SPATIAL ASSOCIATION TO CHARACTERIZE THE CLIMATE TELECONNECTION PATTERNS IN ECUADOR BASED ON SATELLITE PRECIPITATION ESTIMATES
- 1IERSE, Facultad de Ciencia y Tecnología, Universidad del Azuay, Cuenca, Ecuador
- 2Departamento de Ingeniería Civil y Ambiental, Escuela Politécnica Nacional, Quito, Ecuador
- 3Departamento de Recursos Hídricos y Ciencias Ambientales, Facultad de Ingeniería, Universidad de Cuenca, Cuenca, Ecuador
- 4LlactaLAB – Ciudades Sustentables, Departamento Interdisciplinario de Espacio y Población, Facultad de Ciencias Agropecuarias, Universidad de Cuenca, Cuenca, Ecuador
Keywords: Spatial Association, Spatial Patterns, Climate Teleconnections, Satellite Precipitation, Moran’s I and LISA Indicators
Abstract.

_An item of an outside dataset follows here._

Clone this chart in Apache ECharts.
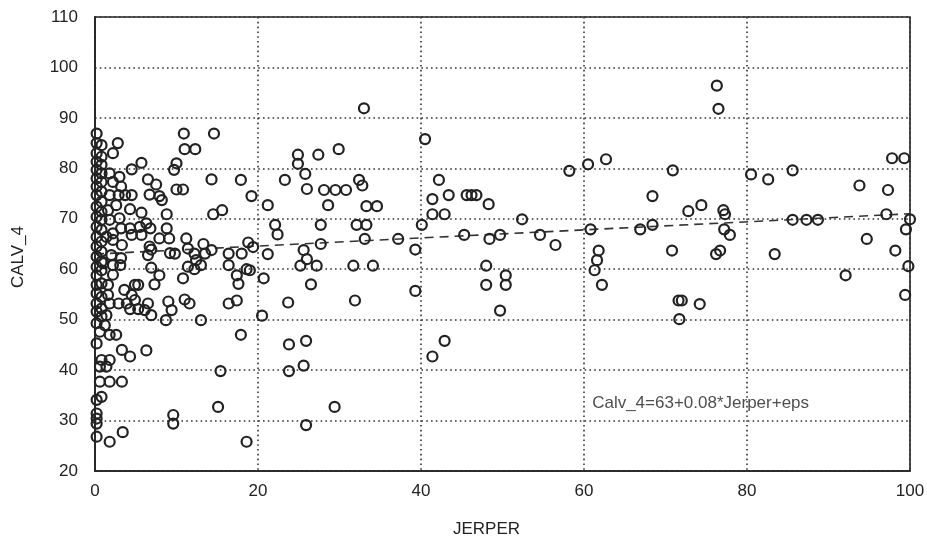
<!DOCTYPE html>
<html>
<head>
<meta charset="utf-8">
<script src="https://cdn.jsdelivr.net/npm/echarts@6/dist/echarts.min.js"></script>
<style>
  html, body { margin: 0; padding: 0; background: #fff; }
  #chart { width: 927px; height: 540px; }
</style>
</head>
<body>
<div id="chart"></div>
<script>
// Observations: share of Jersey blood (JERPER) vs. calving value (CALV_4)
const observations = [
  [0.2,86.9],[0.2,85.0],[0.2,83.0],[0.2,81.3],[0.2,79.7],[0.2,78.0],[0.2,76.4],[0.2,74.7],[0.2,72.4],[0.2,70.4],
  [0.2,68.4],[0.2,66.4],[0.2,64.5],[0.2,62.5],[0.2,60.5],[0.2,58.8],[0.2,56.9],[0.2,55.2],[0.2,53.2],[0.2,51.6],
  [0.2,49.3],[0.2,45.3],[0.2,34.1],[0.2,31.4],[0.2,30.4],[0.2,29.4],[0.2,26.8],
  [0.8,84.6],[0.8,82.3],[0.8,80.7],[0.8,79.0],[0.8,77.3],[0.8,75.4],[0.8,73.4],[0.8,71.4],[0.8,69.8],[0.8,67.8],
  [0.8,65.5],[0.8,63.5],[0.8,61.5],[0.8,59.8],[0.8,57.2],[0.8,54.5],[0.8,52.2],[0.8,50.6],[0.6,47.6],[0.8,42.0],
  [0.6,40.7],[0.6,37.7],[0.8,34.7],
  [1.8,79.0],[2.2,83.0],[2.8,85.0],[2.2,77.3],[3.0,78.3],[3.2,76.4],[1.8,74.7],[2.9,74.7],[3.7,74.7],[2.6,72.7],
  [1.6,71.7],[3.0,70.1],[1.8,69.8],[3.2,68.1],[2.2,67.1],[1.4,66.4],[2.2,65.8],[3.3,64.8],[2.0,62.8],[3.2,62.2],
  [1.0,61.2],[2.2,60.8],[3.1,60.8],[2.2,58.9],[1.6,56.9],[1.6,54.9],[1.8,53.2],[1.4,50.9],[1.2,48.9],[1.8,47.0],
  [2.6,47.0],[1.8,42.0],[1.4,40.7],[1.8,37.7],[3.3,37.7],[1.8,25.8],[3.4,27.7],[3.3,44.0],[4.3,42.7],[6.3,43.9],
  [5.7,81.1],[4.5,79.8],[6.5,77.8],[7.5,76.8],[7.9,74.5],[6.7,74.8],[4.5,74.7],[8.2,73.7],[4.3,71.9],[5.7,71.2],
  [8.8,70.9],[4.3,68.1],[5.5,68.4],[6.8,68.1],[6.3,69.1],[8.8,68.1],[4.5,66.8],[5.7,66.8],[7.9,66.1],[9.1,66.1],
  [11.2,66.1],[6.7,64.5],[6.5,62.8],[6.9,63.9],[9.2,63.2],[9.8,63.1],[11.4,64.1],[12.2,63.1],[13.3,65.0],[13.5,63.1],
  [12.4,61.8],[14.3,63.8],[6.9,60.3],[11.4,60.5],[12.2,60.0],[13.0,60.8],[7.9,58.8],[7.3,57.0],[10.8,58.2],[4.9,56.9],
  [5.3,56.9],[3.6,55.9],[4.5,54.9],[4.9,53.9],[2.9,53.2],[3.9,53.2],[4.3,52.1],[5.3,52.1],[6.1,51.9],[6.5,53.2],
  [6.9,50.9],[9.0,53.6],[9.4,51.9],[8.7,49.9],[11.0,54.0],[11.6,53.2],[13.0,49.9],[9.6,31.1],[9.6,29.4],
  [10.9,86.9],[14.6,86.9],[11.0,83.8],[12.3,83.8],[10.0,81.0],[9.7,79.7],[14.3,77.8],[10.0,75.8],[10.8,75.8],
  [14.5,70.9],[15.6,71.7],
  [17.9,77.7],[19.2,74.5],[21.2,72.7],[23.3,77.7],[24.9,82.7],[24.9,80.9],[27.4,82.7],[29.9,83.8],[25.8,78.9],
  [26.0,75.9],[28.1,75.7],[29.5,75.7],[30.8,75.7],[32.4,77.7],[32.8,76.6],[28.6,72.7],[33.3,72.5],[34.6,72.5],
  [22.1,68.8],[22.4,66.9],[27.7,68.8],[32.1,68.8],[33.3,68.8],[27.7,65.0],[33.1,66.0],[37.2,66.0],[39.3,63.9],
  [18.8,65.3],[19.4,64.4],[21.2,63.0],[25.6,63.8],[26.0,62.0],[25.2,60.7],[27.2,60.7],[31.7,60.7],[34.1,60.7],
  [26.5,57.0],[31.9,53.8],[23.7,53.4],[39.3,55.7],[16.4,63.1],[18.0,63.1],[16.4,60.8],[17.4,58.8],[17.6,57.1],
  [18.6,60.0],[19.0,59.8],[20.7,58.2],[16.4,53.2],[17.4,53.8],[17.9,47.0],[20.5,50.8],[23.8,45.1],[25.9,45.8],
  [23.8,39.8],[25.6,40.9],[15.4,39.8],[15.1,32.7],[29.4,32.7],[25.9,29.1],[18.6,25.8],[33.0,91.9],
  [40.5,85.8],[42.2,77.7],[41.4,73.9],[43.4,74.7],[45.6,74.7],[46.2,74.7],[46.8,74.7],[48.3,72.9],[41.4,70.9],
  [42.9,70.9],[40.1,68.8],[52.4,69.9],[45.3,66.8],[48.4,66.0],[49.7,66.8],[54.6,66.8],[56.5,64.8],[58.2,79.5],
  [60.5,80.8],[62.7,81.8],[60.8,67.9],[66.9,67.9],[68.4,68.8],[68.4,74.5],[61.8,63.7],[61.6,61.8],[61.3,59.8],
  [62.2,56.9],[48.0,60.7],[48.0,56.9],[50.4,58.8],[50.4,56.9],[49.7,51.8],[42.9,45.8],[41.4,42.7],
  [76.3,96.4],[76.5,91.8],[70.9,79.6],[72.8,71.5],[74.4,72.7],[77.1,71.7],[77.3,70.9],[77.2,67.9],[77.9,66.8],
  [70.8,63.7],[76.2,63.0],[76.7,63.7],[71.6,53.8],[72.0,53.8],[74.2,53.1],[71.7,50.1],[80.5,78.8],[82.6,77.8],
  [85.6,79.6],[85.6,69.8],[87.3,69.8],[88.7,69.8],[83.4,63.0],[92.1,58.8],[93.8,76.6],[97.3,75.7],[97.1,70.9],
  [94.7,66.0],[98.2,63.7],[97.8,82.0],[99.3,82.0],[100,69.9],[99.5,67.9],[99.8,60.6],[99.4,54.9]
];

// Fitted regression line Calv_4 = 63 + 0.08 * Jerper
const fitIntercept = 63;
const fitSlope = 0.08;
const fitRangeX = [0, 100];
const fitLabel = 'Calv_4=63+0.08*Jerper+eps';
const fitLabelPos = [61, 33.5];

// Axis setup
const xTicks = [0, 20, 40, 60, 80, 100];
const yTicks = [20, 30, 40, 50, 60, 70, 80, 90, 100, 110];

const fitLine = fitRangeX.map(x => [x, fitIntercept + fitSlope * x]);

const font = '"Liberation Sans", Arial, sans-serif';
const ink = '#222';
const dotted = { color: '#333', width: 1.6, type: [1.6, 3.2] };

const chart = echarts.init(document.getElementById('chart'), null, { renderer: 'canvas' });
chart.setOption({
  animation: false,
  backgroundColor: '#fff',
  grid: {
    left: 95, right: 17, top: 17, bottom: 69,
    outerBoundsMode: 'none', containLabel: false,
    show: true, borderColor: ink, borderWidth: 1.6, backgroundColor: 'transparent'
  },
  xAxis: {
    type: 'value',
    min: xTicks[0], max: xTicks[xTicks.length - 1], interval: 20,
    name: 'JERPER', nameLocation: 'middle', nameGap: 50,
    nameTextStyle: { fontFamily: font, fontSize: 17, color: ink, padding: [0, 32, 0, 0] },
    axisLine: { show: true, lineStyle: { color: ink, width: 1.6 } },
    axisTick: { show: false },
    axisLabel: { fontFamily: font, fontSize: 17, color: ink, margin: 12 },
    splitLine: { show: true, lineStyle: dotted }
  },
  yAxis: {
    type: 'value',
    min: yTicks[0], max: yTicks[yTicks.length - 1], interval: 10,
    name: 'CALV_4', nameLocation: 'middle', nameGap: 68,
    nameTextStyle: { fontFamily: font, fontSize: 17, color: ink, padding: [0, 26, 0, 0] },
    axisLine: { show: true, lineStyle: { color: ink, width: 1.6 } },
    axisTick: { show: false },
    axisLabel: { fontFamily: font, fontSize: 17, color: ink, margin: 17 },
    splitLine: { show: true, lineStyle: dotted }
  },
  series: [
    {
      type: 'line',
      data: fitLine,
      symbol: 'none',
      z: 1,
      lineStyle: { color: '#333', width: 1.6, type: [9, 6] }
    },
    {
      type: 'scatter',
      data: observations,
      symbol: 'circle',
      symbolSize: 10,
      z: 2,
      itemStyle: { color: 'rgba(0,0,0,0)', borderColor: ink, borderWidth: 2.2, opacity: 1 }
    },
    {
      type: 'scatter',
      data: [fitLabelPos],
      symbolSize: 0,
      silent: true,
      label: {
        show: true, position: 'right', distance: 0,
        formatter: fitLabel,
        fontFamily: font, fontSize: 17, color: ink
      }
    }
  ]
});
</script>
</body>
</html>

Climate teleconnections show remote and large-scale relationships between distant points on Earth. Their relations to precipitation are important to monitor and anticipate the anomalies that they can produce in the local climate, such as flood and drought events impacting agriculture, health, and hydropower generation. Climate teleconnections in relation to precipitation have been widely studied. Nevertheless, the spatial association of the teleconnection patterns (i.e. the spatial delineation of regions with teleconnections) has been unattended. Such spatial association allows to characterize how stable (heterogeneity/dependent and statistically significant) is the underlying spatial phenomena for a given pattern. Thus our objective was to characterize the spatial association of climate teleconnection patterns related to precipitation using an exploratory spatial data analysis approach. Global and local indicators of spatial association (Moran’s I and LISA) were used to detect spatial patterns of teleconnections based on TRMM satellite images and climate indices. Moran’s I depicted high positive spatial association for different climate indices, and LISA depicted two types of teleconnections patterns. The homogenous patterns were localized in the Coast and Amazonian regions, meanwhile the disperse patterns had a major presence in the Highlands. The results also showed some areas that, although with moderate to high teleconnection influences, had a random spatial patterns (i.e. non-significant spatial association). Other areas showed both teleconnections and significant spatial association, but with dispersed patterns. This pointed out the need to explore the local underlying features (topography, orientation, wind and micro-climates) that restrict (non-significant spatial association) or reaffirm (disperse patterns) the teleconnection patterns.